Centralia, Pennsylvania, The Real Silent Hill
Between the video game and the movies you’d think Silent Hill was a done deal, but it doesn’t have to be. At least not the real Silent Hill that is…
The story everyone knows was inspired by a very real, extremely eerie small town called Centralia in Pennsylvania. What once had a population of about 3,000 people, is now completely abandoned and has been on fire since 1962. There is plenty of horror fuel in any small mining town setting, but a slow burning fire running through a labyrinth of creepy coal mines beneath the decapitated, densely fog covered town of Centralia is just too good a setting to pass up.
Fans have been screaming - well, more like typing in all caps - for an American Horror Story: Prison for quite sometime now. Alcatraz Federal Penitentiary, which is reportedly one of the most haunted locations in the country, would be the ideal place to start. They had famous inmates like Al Capone, George "Machine-Gun" Kelly, Arthur "Doc" Barker and the first "Public Enemy #1" Alvin Karpis.
Obviously there would be plenty of vengeful ghosts of some insanely violent individuals. Any earth bound spirits of guards and administrators would be pretty terrifying as well since this facility was known for inhumane treatment of prisoners, back in the '30s prisoners were kept in "hole-cells." There is even talk about the land itself being haunted log before the prison went up.
According to local historians, the land was a Native American burial ground. Complaints of haunting have been going on since opening day.
Fox Hollow Farm
A sprawling, wooded estate owned by an unassuming family man with murderous impulses became a mass burial site for gay men living in Indianapolis. The story itself is rife with twists, creepy dolls, and sex - perfect for AHS.

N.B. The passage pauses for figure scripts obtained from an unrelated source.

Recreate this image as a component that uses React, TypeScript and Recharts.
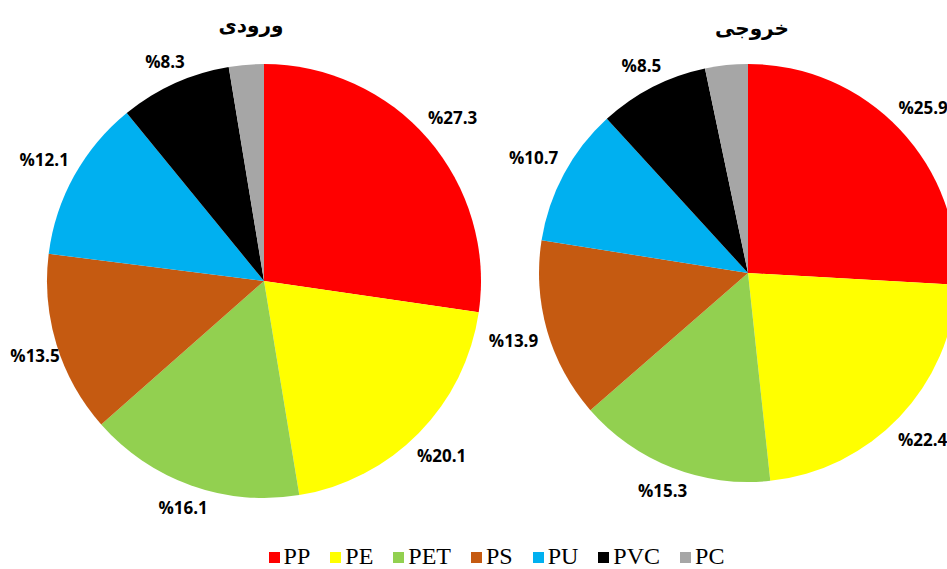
import { PieChart, Pie, Cell, Legend } from "recharts";

const categories = ["PP", "PE", "PET", "PS", "PU", "PVC", "PC"];
const inletValues = [27.3, 20.1, 16.1, 13.5, 12.1, 8.3, 2.6];
const outletValues = [25.9, 22.4, 15.3, 13.9, 10.7, 8.5, 3.3];
const titles = ["ورودی", "خروجی"];

const COLORS = ["#ff0000", "#ffff00", "#92d050", "#c55a11", "#00b0f0", "#000000", "#a6a6a6"];

const inletData = categories.map((name, i) => ({ name, value: inletValues[i] }));
const outletData = categories.map((name, i) => ({ name, value: outletValues[i] }));

const RADIAN = Math.PI / 180;

// etiqueta fuera del sector, como "outside end" de Excel
function renderLabel(props: any) {
  const { cx, cy, midAngle, outerRadius, value, name } = props;
  if (name === "PC") return null;
  const text = `%${value}`;
  const w = text.length * 10;
  const h = 14;
  const cos = Math.cos(-midAngle * RADIAN);
  const sin = Math.sin(-midAngle * RADIAN);
  const d = outerRadius + 9 + (w / 2) * Math.abs(cos) + (h / 2) * Math.abs(sin);
  const x = Math.max(cx + d * cos, w / 2 + 10);
  return (
    <text
      x={x}
      y={cy + d * sin}
      textAnchor="middle"
      dominantBaseline="central"
      fill="#000"
      style={{ fontFamily: "'Open Sans', sans-serif", fontWeight: 700, fontSize: 17 }}
    >
      {text}
    </text>
  );
}

// leyenda: una entrada por categoría, en el orden de los datos
function renderLegend() {
  return (
    <div
      style={{
        display: "flex",
        justifyContent: "center",
        paddingLeft: 46,
        fontFamily: "'Liberation Serif', serif",
        fontSize: 24,
        lineHeight: "26px",
        color: "#000",
      }}
    >
      {categories.map((name, i) => (
        <span
          key={name}
          style={{ display: "inline-flex", alignItems: "center", marginRight: i < categories.length - 1 ? 20 : 0 }}
        >
          <span style={{ width: 11, height: 11, marginTop: 3, marginRight: 4, background: COLORS[i] }} />
          {name}
        </span>
      ))}
    </div>
  );
}

const titleStyle: React.CSSProperties = {
  position: "absolute",
  fontFamily: "'DejaVu Sans', sans-serif",
  fontWeight: 700,
  fontSize: 20,
  direction: "rtl",
  transform: "translate(-50%, -50%)",
  whiteSpace: "nowrap",
};

export default function App() {
  return (
    <div style={{ position: "absolute", left: 0, top: 0, width: 947, height: 569, background: "#fff", overflow: "hidden" }}>
      <PieChart width={947} height={569} margin={{ top: 0, right: 0, bottom: 0, left: 0 }}>
        <Pie
          data={inletData}
          dataKey="value"
          nameKey="name"
          cx={264}
          cy={281}
          outerRadius={217}
          startAngle={90}
          endAngle={-270}
          stroke="none"
          label={renderLabel}
          labelLine={false}
          isAnimationActive={false}
        >
          {inletData.map((entry, index) => (
            <Cell key={`in-${index}`} fill={COLORS[index]} />
          ))}
        </Pie>
        <Pie
          data={outletData}
          dataKey="value"
          nameKey="name"
          cx={748}
          cy={273}
          outerRadius={209}
          startAngle={90}
          endAngle={-270}
          stroke="none"
          label={renderLabel}
          labelLine={false}
          legendType="none"
          isAnimationActive={false}
        >
          {outletData.map((entry, index) => (
            <Cell key={`out-${index}`} fill={COLORS[index]} />
          ))}
        </Pie>
        <Legend verticalAlign="bottom" align="center" height={26} content={renderLegend} />
      </PieChart>
      <div style={{ ...titleStyle, left: 251, top: 25 }}>{titles[0]}</div>
      <div style={{ ...titleStyle, left: 752, top: 28 }}>{titles[1]}</div>
    </div>
  );
}
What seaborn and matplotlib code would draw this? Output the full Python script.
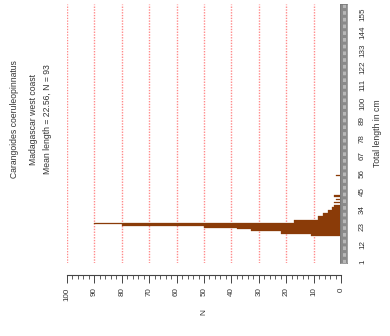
import numpy as np
import pandas as pd
import matplotlib
matplotlib.use("Agg")
import matplotlib.pyplot as plt
import seaborn as sns
from matplotlib.ticker import MultipleLocator

# ---- data ----
length_cm = [18, 19, 20, 21, 22, 23, 24, 25, 26, 27, 28, 29, 30, 31, 32, 33, 34, 35, 36, 38, 40, 42, 55]
count_n   = [11, 22, 22, 33, 38, 50, 80, 90, 17, 17, 8.4, 8.4, 6.5, 6.5, 4.7, 4.7, 3.4, 3.4, 2.5, 2.5, 2, 2.5, 2]
length_ticks = [1, 12, 23, 34, 45, 56, 67, 78, 89, 100, 111, 122, 133, 144, 155]
n_ticks = [100, 90, 80, 70, 60, 50, 40, 30, 20, 10, 0]
title_lines = ["Carangoides coeruleopinnatus", "Madagascar west coast", "Mean length = 22.56, N = 93"]

df = pd.DataFrame({"length": length_cm, "n": count_n})

sns.set_style("white")
plt.rcParams["font.family"] = ["Liberation Sans", "DejaVu Sans"]

W, H = 390, 336
fig = plt.figure(figsize=(W / 100, H / 100), dpi=100)
ax = fig.add_axes([67 / W, (H - 263) / H, (341 - 67) / W, 259 / H])

# red dotted grid lines
for v in n_ticks[:-1]:
    ax.axvline(v, color="#ff8a8a", lw=1.0, ls=(0, (1, 1.0)), zorder=0)

sns.histplot(data=df, y="length", weights="n", discrete=True,
             color="#8a3b08", edgecolor="#8a3b08", linewidth=0.2, alpha=1.0, ax=ax, zorder=2)

ax.set_xlim(100, 0)
ax.set_ylim(0.5, 161.5)

# bottom N axis, offset below plot
for s in ["top", "left", "right"]:
    ax.spines[s].set_visible(False)
ax.spines["bottom"].set_position(("outward", 8.6))
ax.spines["bottom"].set_color("#444444")
ax.spines["bottom"].set_linewidth(0.8)
ax.set_xticks(n_ticks)
ax.set_xticklabels([str(v) for v in n_ticks])
ax.xaxis.set_minor_locator(MultipleLocator(2))
ax.tick_params(axis="x", which="both", bottom=True)
ax.tick_params(axis="x", which="major", direction="out", length=6, width=0.7,
               color="#444444", labelsize=5.8, labelrotation=90, pad=3, labelcolor="#333333")
ax.tick_params(axis="x", which="minor", direction="out", length=3, width=0.6, color="#444444")
ax.set_xlabel("N", rotation=90, fontsize=6, color="#333333", labelpad=6)

# right length axis
ax.yaxis.tick_right()
ax.yaxis.set_label_position("right")
ax.set_yticks(length_ticks)
ax.set_yticklabels([str(v) for v in length_ticks])
ax.tick_params(axis="y", length=0, labelsize=5.8, labelrotation=90, pad=13, labelcolor="#333333")
for lab in ax.get_yticklabels():
    lab.set_verticalalignment("center")
ax.set_ylabel("Total length in cm", rotation=90, fontsize=6.2, color="#333333", labelpad=5)
ax.grid(False)

# gray band along the length axis
ax2 = fig.add_axes([340 / W, (H - 263) / H, 7 / W, 259 / H])
ax2.set_facecolor("#8a8a8a")
ax2.axvline(0.5, color="#b8b8b8", lw=2.2, ls=(0, (1.2, 1.0)))
ax2.set_xlim(0, 1)
ax2.set_xticks([])
ax2.set_yticks([])
for s in ax2.spines.values():
    s.set_color("#777777")
    s.set_linewidth(0.5)

# title lines, rotated
for xpix, txt in zip([15, 33, 48], title_lines):
    fig.text(xpix / W, 1 - 119 / H, txt, rotation=90, ha="center", va="center",
             fontsize=6.2, color="#333333")

fig.savefig("out.png", dpi=100)
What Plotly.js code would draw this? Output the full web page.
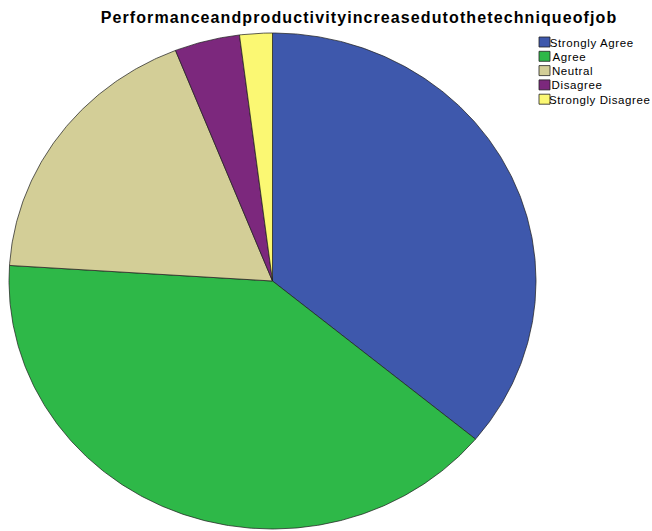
<!DOCTYPE html>
<html>
<head>
<meta charset="utf-8">
<script src="https://cdn.plot.ly/plotly-3.0.1.min.js"></script>
<style>
  html, body { margin: 0; padding: 0; background: #fff; }
  #chart { width: 652px; height: 531px; }
  #chart .gtitle { letter-spacing: 1.1px; }
  #chart .annotation-text { letter-spacing: 0.6px; }
</style>
</head>
<body>
<div id="chart"></div>
<script>
// Responses to "Performance and productivity increase due to the technique of job"
const categories = ['Strongly Agree', 'Agree', 'Neutral', 'Disagree', 'Strongly Disagree'];
const counts = [18, 20, 9, 2, 1];
const colors = ['#3E58AC', '#2EB848', '#D3CE97', '#7C287D', '#FBF873'];
const chartTitle = 'Performanceandproductivityincreasedutothetechniqueofjob';

const W = 652, H = 531;
// Ellipse placement in pixels (the pie is drawn slightly wider than tall)
const cx = 272.5, cy = 281, rx = 263.5, ry = 248;

const total = counts.reduce((a, b) => a + b, 0);

// Each slice is a closed wedge on a unit circle; the axis ranges stretch it to the ellipse.
const traces = [];
let cum = 0;
counts.forEach((v, i) => {
  const frac = v / total;
  const a0 = Math.PI / 2 - cum * 2 * Math.PI;       // start at 12 o'clock
  const a1 = a0 - frac * 2 * Math.PI;               // go clockwise
  const steps = Math.max(8, Math.ceil(frac * 720));
  const xs = [0], ys = [0];
  for (let k = 0; k <= steps; k++) {
    const a = a0 + (a1 - a0) * k / steps;
    xs.push(Math.cos(a));
    ys.push(Math.sin(a));
  }
  xs.push(0); ys.push(0);
  traces.push({
    type: 'scatter',
    mode: 'lines',
    x: xs, y: ys,
    fill: 'toself',
    fillcolor: colors[i],
    line: { color: 'rgba(30,30,30,0.8)', width: 0.9 },
    name: categories[i],
    text: categories[i] + ': ' + v,
    hoverinfo: 'text',
    showlegend: false
  });
  cum += frac;
});

// Legend drawn as swatches + labels in paper coordinates
const shapes = [];
const annotations = [];
const legX = 539, legY = 37, legStep = 14.3, swW = 11, swH = 10;
categories.forEach((c, i) => {
  const top = legY + i * legStep;
  shapes.push({
    type: 'rect', xref: 'paper', yref: 'paper',
    x0: legX / W, x1: (legX + swW) / W,
    y0: 1 - (top + swH) / H, y1: 1 - top / H,
    fillcolor: colors[i],
    line: { color: '#222', width: 0.8 }
  });
  annotations.push({
    xref: 'paper', yref: 'paper',
    x: (legX + swW + 2) / W, y: 1 - (top + swH / 2 + 0.5) / H,
    xanchor: 'left', yanchor: 'middle',
    text: c, showarrow: false,
    font: { family: 'Liberation Sans, Arial, sans-serif', size: 11.5, color: '#000' }
  });
});

const layout = {
  width: W, height: H,
  margin: { l: 0, r: 0, t: 0, b: 0 },
  paper_bgcolor: '#fff',
  plot_bgcolor: '#fff',
  showlegend: false,
  title: {
    text: chartTitle,
    x: 359 / W, xanchor: 'center',
    y: 1 - 17.5 / H, yanchor: 'middle',
    font: { family: 'Liberation Sans, Arial, sans-serif', size: 16, weight: 700, color: '#000' }
  },
  xaxis: {
    visible: false, fixedrange: true,
    range: [(0 - cx) / rx, (W - cx) / rx]
  },
  yaxis: {
    visible: false, fixedrange: true,
    range: [(cy - H) / ry, cy / ry]
  },
  shapes: shapes,
  annotations: annotations
};

Plotly.newPlot('chart', traces, layout, { displayModeBar: false, staticPlot: true });
</script>
</body>
</html>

In this true story, Herb Baumeister was living a double life. He was a married father of three and business owner who was secretly luring gay men back to his own home to strangle them to death in his creepy pool surrounded by mannequins. Then he would burn or bury their bodies in the yard where his children played.
Once his double life had been revealed, Baumeister took off to Canada to commit suicide at Pinery Provincial Park. Prior to killing himself, he set the stage in a ritualistic fashion, building up a sand mound and surrounded it with dead birds as an altar for himself. Then, he positioned himself on it with his arms stretched out, and shot himself.
The 1996 police investigation of the property uncovered 5,500 bones, but more are still being discovered by the current owners today. After his death, Baumeister was also linked to the I-70 Murders. After speaking with his wife, authorities discovered his travels lined up with a series of unsolved murders where the bodies were dumped along I-70. The number of lives he claimed remains uncertain to this day.